▶ **Problem description**
Omit the pictures and print exactly the lines of the listing below, starting at the first and ending at the line containing "mfc='none', mew=1.6)".

— Start Source data —

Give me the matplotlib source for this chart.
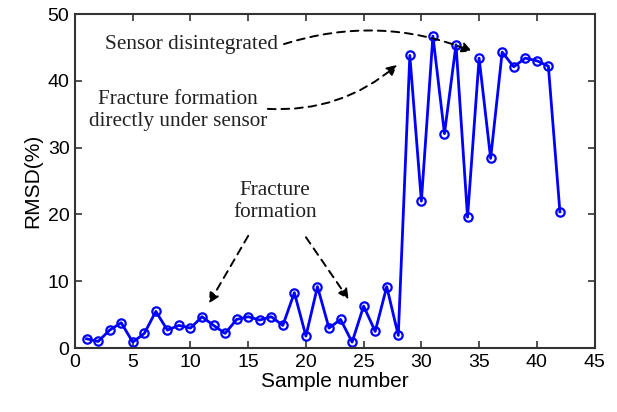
import numpy as np
import matplotlib.pyplot as plt

samples = np.arange(1, 43)
rmsd = [1.4, 1.0, 2.7, 3.8, 0.9, 2.2, 5.5, 2.7, 3.4, 3.0,
        4.7, 3.4, 2.2, 4.3, 4.7, 4.2, 4.7, 3.4, 8.3, 1.8,
        9.2, 3.0, 4.3, 0.9, 6.3, 2.5, 9.2, 1.9, 43.8, 22.0,
        46.7, 32.1, 45.4, 19.6, 43.4, 28.4, 44.3, 42.1, 43.4, 43.0,
        42.2, 20.4]

xticks = np.arange(0, 50, 5)
yticks = np.arange(0, 60, 10)

plt.rcParams['font.family'] = 'Liberation Sans'

fig = plt.figure(figsize=(6.17, 4.12), dpi=100)
ax = fig.add_axes([0.1216, 0.155, 0.842, 0.811])

ax.plot(samples, rmsd, color='#0000ff', lw=2, marker='o', ms=6,
        mfc='none', mew=1.6)

ax.set_xlim(0, 45)
ax.set_ylim(0, 50)
ax.set_xticks(xticks)
ax.set_yticks(yticks)
ax.tick_params(direction='in', top=True, right=True, labelsize=14, length=5,
               width=1.2, color='#333333', pad=4)
for s in ax.spines.values():
    s.set_linewidth(1.5)
    s.set_color('#333333')
ax.set_xlabel('Sample number', fontsize=15, labelpad=1)
ax.set_ylabel('RMSD(%)', fontsize=15, labelpad=4)

serif = dict(family='Liberation Serif', fontsize=15.3, color='#222222')
arrow = dict(arrowstyle='-|>', linestyle=(0, (4, 3)), lw=1.4, color='black',
             mutation_scale=15, shrinkA=0, shrinkB=0)

# annotations
ax.text(10.1, 45.4, 'Sensor disintegrated', ha='center', va='center', **serif)
ax.annotate('', xy=(34.4, 44.4), xytext=(18.1, 45.5),
            arrowprops=dict(arrow, connectionstyle='arc3,rad=-0.18'))

ax.text(8.9, 35.6, 'Fracture formation\ndirectly under sensor', ha='center',
        va='center', linespacing=1.2, **serif)
ax.annotate('', xy=(27.9, 42.4), xytext=(16.7, 35.8),
            arrowprops=dict(arrow, connectionstyle='arc3,rad=0.2'))

ax.text(17.3, 21.9, 'Fracture\nformation', ha='center', va='center',
        linespacing=1.2, **serif)
ax.annotate('', xy=(11.6, 6.7), xytext=(15.0, 16.8),
            arrowprops=dict(arrow, connectionstyle='arc3,rad=0'))
ax.annotate('', xy=(23.7, 7.3), xytext=(20.0, 16.6),
            arrowprops=dict(arrow, connectionstyle='arc3,rad=0'))

fig.savefig('out.png', dpi=100)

— End Source data —

▶ **Reply to the task**
Give me the matplotlib source for this chart.
import numpy as np
import matplotlib.pyplot as plt

samples = np.arange(1, 43)
rmsd = [1.4, 1.0, 2.7, 3.8, 0.9, 2.2, 5.5, 2.7, 3.4, 3.0,
        4.7, 3.4, 2.2, 4.3, 4.7, 4.2, 4.7, 3.4, 8.3, 1.8,
        9.2, 3.0, 4.3, 0.9, 6.3, 2.5, 9.2, 1.9, 43.8, 22.0,
        46.7, 32.1, 45.4, 19.6, 43.4, 28.4, 44.3, 42.1, 43.4, 43.0,
        42.2, 20.4]

xticks = np.arange(0, 50, 5)
yticks = np.arange(0, 60, 10)

plt.rcParams['font.family'] = 'Liberation Sans'

fig = plt.figure(figsize=(6.17, 4.12), dpi=100)
ax = fig.add_axes([0.1216, 0.155, 0.842, 0.811])

ax.plot(samples, rmsd, color='#0000ff', lw=2, marker='o', ms=6,
        mfc='none', mew=1.6)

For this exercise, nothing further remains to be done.